── Given material ──

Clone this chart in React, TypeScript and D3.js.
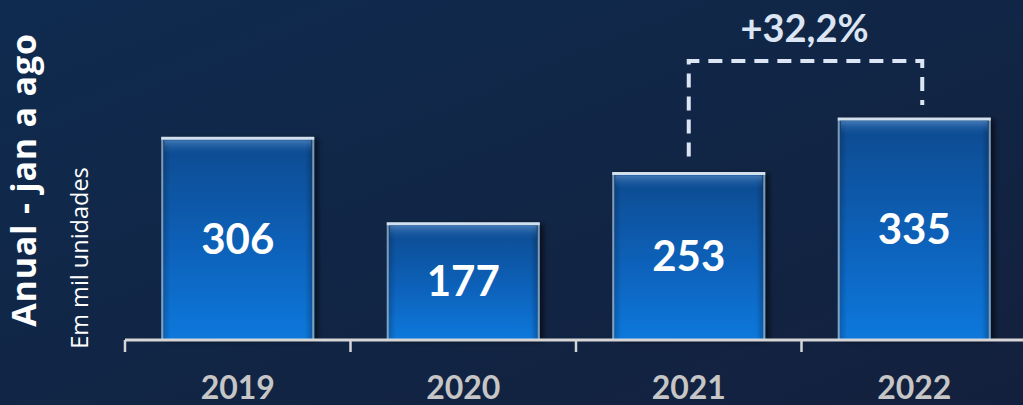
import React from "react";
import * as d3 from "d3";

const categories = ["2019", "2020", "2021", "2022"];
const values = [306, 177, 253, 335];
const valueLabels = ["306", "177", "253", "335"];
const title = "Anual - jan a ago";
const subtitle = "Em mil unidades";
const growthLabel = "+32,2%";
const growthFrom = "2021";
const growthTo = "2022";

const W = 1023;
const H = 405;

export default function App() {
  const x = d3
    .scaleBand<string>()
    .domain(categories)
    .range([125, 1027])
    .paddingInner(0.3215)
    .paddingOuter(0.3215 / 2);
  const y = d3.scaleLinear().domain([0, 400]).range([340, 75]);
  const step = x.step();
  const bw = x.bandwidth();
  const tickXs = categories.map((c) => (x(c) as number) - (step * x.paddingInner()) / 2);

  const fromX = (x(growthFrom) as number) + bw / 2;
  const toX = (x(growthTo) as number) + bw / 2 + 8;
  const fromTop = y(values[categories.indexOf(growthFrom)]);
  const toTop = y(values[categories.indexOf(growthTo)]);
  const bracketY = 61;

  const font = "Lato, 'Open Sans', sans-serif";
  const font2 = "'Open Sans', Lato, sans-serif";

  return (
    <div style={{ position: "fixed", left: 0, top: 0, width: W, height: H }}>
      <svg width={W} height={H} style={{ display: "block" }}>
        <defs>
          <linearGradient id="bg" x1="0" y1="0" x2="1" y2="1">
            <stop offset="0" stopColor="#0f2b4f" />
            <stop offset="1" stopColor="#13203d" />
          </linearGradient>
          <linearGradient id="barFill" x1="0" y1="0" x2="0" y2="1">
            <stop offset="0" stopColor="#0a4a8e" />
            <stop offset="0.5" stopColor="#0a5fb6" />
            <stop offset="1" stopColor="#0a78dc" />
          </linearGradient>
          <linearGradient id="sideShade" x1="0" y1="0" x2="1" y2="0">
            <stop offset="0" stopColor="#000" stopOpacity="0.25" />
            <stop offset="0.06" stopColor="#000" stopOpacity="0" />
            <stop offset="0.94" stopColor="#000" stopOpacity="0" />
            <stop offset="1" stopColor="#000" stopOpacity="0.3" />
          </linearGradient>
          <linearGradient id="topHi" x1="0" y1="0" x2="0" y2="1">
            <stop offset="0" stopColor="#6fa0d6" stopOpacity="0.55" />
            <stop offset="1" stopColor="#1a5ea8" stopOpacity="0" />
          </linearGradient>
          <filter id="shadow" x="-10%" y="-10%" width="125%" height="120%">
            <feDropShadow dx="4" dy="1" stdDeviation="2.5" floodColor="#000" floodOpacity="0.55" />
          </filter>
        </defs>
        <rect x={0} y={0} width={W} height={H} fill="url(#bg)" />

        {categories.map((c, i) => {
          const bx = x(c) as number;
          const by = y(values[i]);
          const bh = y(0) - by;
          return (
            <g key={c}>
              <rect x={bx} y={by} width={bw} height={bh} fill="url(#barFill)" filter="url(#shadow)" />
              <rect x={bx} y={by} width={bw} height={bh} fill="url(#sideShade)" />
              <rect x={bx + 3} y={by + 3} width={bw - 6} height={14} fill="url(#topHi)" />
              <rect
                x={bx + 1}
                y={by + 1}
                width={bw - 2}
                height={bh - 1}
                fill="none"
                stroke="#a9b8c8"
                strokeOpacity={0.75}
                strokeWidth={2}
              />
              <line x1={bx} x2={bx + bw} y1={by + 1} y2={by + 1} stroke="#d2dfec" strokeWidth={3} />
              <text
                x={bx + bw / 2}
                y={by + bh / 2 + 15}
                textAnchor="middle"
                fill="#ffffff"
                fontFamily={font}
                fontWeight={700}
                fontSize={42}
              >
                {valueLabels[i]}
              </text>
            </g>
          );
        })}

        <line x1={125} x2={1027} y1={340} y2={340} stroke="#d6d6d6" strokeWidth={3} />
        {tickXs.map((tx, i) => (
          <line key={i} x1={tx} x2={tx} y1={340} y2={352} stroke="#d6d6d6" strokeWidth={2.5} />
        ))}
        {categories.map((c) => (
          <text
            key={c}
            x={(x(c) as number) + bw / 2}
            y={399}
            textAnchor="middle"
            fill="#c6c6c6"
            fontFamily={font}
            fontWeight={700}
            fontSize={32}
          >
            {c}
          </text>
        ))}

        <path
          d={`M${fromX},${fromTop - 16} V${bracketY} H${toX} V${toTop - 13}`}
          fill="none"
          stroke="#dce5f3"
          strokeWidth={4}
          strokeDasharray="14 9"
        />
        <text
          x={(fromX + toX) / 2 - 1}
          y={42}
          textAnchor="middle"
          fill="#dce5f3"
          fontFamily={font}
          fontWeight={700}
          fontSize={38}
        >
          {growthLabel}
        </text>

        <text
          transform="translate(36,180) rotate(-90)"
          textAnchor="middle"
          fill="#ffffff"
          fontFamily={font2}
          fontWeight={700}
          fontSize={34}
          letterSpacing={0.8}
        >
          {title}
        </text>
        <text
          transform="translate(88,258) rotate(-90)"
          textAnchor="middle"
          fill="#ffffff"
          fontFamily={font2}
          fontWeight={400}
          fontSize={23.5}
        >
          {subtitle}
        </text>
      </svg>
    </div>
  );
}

───

**Directions for this task:** Write down every line from the opening of the listing to the line with "const H = 405;", both included, and nothing else; the pictures are omitted.

**Reply:**
Clone this chart in React, TypeScript and D3.js.
import React from "react";
import * as d3 from "d3";

const categories = ["2019", "2020", "2021", "2022"];
const values = [306, 177, 253, 335];
const valueLabels = ["306", "177", "253", "335"];
const title = "Anual - jan a ago";
const subtitle = "Em mil unidades";
const growthLabel = "+32,2%";
const growthFrom = "2021";
const growthTo = "2022";

const W = 1023;
const H = 405;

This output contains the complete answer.